GIVEN REQUEST. Skip the pictures, please, and write out exactly the lines from the opening of the data through the line containing "const unitNote = '% ΑΕΠ';".

DATA SECTION.
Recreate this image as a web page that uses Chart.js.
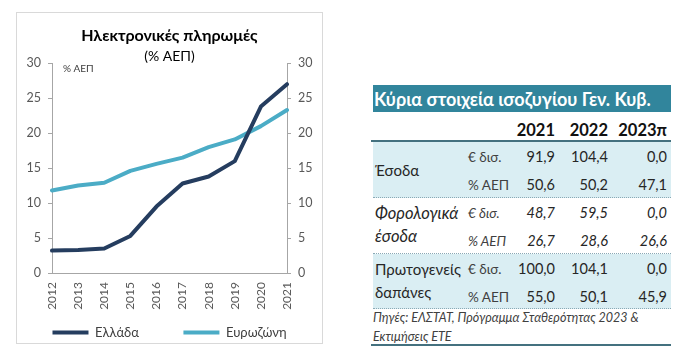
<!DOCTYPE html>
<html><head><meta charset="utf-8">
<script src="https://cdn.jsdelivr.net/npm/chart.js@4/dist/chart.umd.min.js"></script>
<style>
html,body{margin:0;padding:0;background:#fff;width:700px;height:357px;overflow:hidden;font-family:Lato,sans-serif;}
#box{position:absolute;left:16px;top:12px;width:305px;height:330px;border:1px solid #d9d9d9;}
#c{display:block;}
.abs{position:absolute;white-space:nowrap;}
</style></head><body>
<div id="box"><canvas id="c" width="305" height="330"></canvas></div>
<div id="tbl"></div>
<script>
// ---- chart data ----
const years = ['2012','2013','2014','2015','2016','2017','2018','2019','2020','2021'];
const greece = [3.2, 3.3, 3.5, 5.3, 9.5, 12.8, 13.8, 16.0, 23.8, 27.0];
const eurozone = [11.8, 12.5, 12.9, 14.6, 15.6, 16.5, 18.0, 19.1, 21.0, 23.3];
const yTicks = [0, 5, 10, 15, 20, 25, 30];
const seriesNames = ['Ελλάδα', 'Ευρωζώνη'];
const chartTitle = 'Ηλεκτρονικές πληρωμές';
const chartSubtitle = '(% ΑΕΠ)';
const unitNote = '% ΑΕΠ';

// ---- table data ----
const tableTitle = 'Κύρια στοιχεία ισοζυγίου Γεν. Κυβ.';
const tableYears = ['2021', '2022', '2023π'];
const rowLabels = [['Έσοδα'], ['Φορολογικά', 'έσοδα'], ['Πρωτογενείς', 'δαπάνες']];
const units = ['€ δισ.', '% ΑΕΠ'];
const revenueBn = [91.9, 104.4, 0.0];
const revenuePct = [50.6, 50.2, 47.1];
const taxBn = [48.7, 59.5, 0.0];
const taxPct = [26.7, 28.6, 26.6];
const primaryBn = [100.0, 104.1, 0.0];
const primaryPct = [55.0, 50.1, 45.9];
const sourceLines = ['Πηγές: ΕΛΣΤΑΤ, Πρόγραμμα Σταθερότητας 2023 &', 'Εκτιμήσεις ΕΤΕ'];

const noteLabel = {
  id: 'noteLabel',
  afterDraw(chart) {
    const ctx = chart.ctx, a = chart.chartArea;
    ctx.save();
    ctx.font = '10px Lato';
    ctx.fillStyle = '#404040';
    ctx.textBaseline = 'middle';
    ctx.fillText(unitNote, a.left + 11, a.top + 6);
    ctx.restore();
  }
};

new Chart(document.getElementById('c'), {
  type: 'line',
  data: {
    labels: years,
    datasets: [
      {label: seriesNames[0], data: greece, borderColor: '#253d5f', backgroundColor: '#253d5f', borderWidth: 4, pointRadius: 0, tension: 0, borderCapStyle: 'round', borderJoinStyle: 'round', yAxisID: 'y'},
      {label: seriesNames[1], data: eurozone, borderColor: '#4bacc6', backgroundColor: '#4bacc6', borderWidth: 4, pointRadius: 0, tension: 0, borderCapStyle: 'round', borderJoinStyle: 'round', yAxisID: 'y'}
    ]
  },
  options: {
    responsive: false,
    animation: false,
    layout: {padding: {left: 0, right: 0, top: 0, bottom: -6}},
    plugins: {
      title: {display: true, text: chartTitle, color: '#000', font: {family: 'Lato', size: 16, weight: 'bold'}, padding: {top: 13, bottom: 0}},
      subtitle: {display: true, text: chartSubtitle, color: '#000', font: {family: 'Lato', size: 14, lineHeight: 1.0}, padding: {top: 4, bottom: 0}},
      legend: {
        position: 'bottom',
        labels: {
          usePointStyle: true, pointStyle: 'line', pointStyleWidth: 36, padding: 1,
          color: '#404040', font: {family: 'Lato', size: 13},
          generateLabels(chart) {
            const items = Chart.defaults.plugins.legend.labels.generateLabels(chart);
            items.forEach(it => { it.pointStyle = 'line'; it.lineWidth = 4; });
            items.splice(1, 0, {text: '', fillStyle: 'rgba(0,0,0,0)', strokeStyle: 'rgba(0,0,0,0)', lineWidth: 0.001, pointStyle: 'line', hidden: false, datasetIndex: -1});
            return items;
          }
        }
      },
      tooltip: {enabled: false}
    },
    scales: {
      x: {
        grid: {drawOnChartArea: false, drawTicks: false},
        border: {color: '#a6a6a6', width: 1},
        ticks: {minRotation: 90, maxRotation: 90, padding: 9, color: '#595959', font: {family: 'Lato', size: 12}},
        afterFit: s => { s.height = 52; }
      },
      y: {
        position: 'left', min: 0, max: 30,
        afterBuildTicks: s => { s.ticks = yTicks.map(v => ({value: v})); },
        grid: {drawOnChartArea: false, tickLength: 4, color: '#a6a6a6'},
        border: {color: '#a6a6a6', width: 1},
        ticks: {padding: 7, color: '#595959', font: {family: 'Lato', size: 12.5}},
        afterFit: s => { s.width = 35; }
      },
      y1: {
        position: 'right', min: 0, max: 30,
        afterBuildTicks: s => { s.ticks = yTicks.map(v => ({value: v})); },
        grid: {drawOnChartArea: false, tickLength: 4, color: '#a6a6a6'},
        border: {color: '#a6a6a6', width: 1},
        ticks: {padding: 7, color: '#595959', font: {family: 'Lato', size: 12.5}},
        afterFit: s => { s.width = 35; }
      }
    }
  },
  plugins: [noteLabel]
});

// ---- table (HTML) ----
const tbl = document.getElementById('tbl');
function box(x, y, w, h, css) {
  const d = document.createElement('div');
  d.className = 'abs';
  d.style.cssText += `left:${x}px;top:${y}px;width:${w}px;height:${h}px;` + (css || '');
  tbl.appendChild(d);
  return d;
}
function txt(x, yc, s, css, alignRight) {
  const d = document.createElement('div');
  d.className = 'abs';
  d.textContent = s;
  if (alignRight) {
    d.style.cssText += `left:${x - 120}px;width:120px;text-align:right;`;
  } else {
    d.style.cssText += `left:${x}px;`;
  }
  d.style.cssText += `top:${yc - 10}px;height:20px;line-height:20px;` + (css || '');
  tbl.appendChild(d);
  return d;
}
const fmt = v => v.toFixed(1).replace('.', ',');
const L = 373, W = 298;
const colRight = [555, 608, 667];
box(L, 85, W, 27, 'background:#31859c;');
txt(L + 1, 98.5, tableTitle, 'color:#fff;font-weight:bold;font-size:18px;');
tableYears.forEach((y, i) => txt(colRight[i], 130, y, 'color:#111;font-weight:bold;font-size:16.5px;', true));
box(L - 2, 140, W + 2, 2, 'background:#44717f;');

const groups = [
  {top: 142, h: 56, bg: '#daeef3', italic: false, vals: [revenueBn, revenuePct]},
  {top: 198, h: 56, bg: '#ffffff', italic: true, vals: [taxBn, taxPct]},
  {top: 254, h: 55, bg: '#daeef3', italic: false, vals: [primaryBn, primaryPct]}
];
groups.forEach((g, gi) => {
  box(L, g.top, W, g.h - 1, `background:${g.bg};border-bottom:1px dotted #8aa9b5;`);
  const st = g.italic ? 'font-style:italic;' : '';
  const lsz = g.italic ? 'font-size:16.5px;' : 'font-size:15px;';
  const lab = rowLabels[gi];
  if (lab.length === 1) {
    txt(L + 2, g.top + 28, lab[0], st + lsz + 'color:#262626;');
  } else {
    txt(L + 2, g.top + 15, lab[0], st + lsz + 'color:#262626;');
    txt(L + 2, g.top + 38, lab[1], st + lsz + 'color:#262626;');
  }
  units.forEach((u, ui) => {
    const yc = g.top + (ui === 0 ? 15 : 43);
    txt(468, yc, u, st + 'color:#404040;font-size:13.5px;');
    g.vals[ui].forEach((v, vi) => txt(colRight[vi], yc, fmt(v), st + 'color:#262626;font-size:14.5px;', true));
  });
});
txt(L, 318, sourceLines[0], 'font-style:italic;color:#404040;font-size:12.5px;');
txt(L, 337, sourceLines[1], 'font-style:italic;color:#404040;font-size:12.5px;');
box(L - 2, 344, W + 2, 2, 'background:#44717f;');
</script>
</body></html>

SOLUTION TO THE PROBLEM.
Recreate this image as a web page that uses Chart.js.
<!DOCTYPE html>
<html><head><meta charset="utf-8">
<script src="https://cdn.jsdelivr.net/npm/chart.js@4/dist/chart.umd.min.js"></script>
<style>
html,body{margin:0;padding:0;background:#fff;width:700px;height:357px;overflow:hidden;font-family:Lato,sans-serif;}
#box{position:absolute;left:16px;top:12px;width:305px;height:330px;border:1px solid #d9d9d9;}
#c{display:block;}
.abs{position:absolute;white-space:nowrap;}
</style></head><body>
<div id="box"><canvas id="c" width="305" height="330"></canvas></div>
<div id="tbl"></div>
<script>
// ---- chart data ----
const years = ['2012','2013','2014','2015','2016','2017','2018','2019','2020','2021'];
const greece = [3.2, 3.3, 3.5, 5.3, 9.5, 12.8, 13.8, 16.0, 23.8, 27.0];
const eurozone = [11.8, 12.5, 12.9, 14.6, 15.6, 16.5, 18.0, 19.1, 21.0, 23.3];
const yTicks = [0, 5, 10, 15, 20, 25, 30];
const seriesNames = ['Ελλάδα', 'Ευρωζώνη'];
const chartTitle = 'Ηλεκτρονικές πληρωμές';
const chartSubtitle = '(% ΑΕΠ)';
const unitNote = '% ΑΕΠ';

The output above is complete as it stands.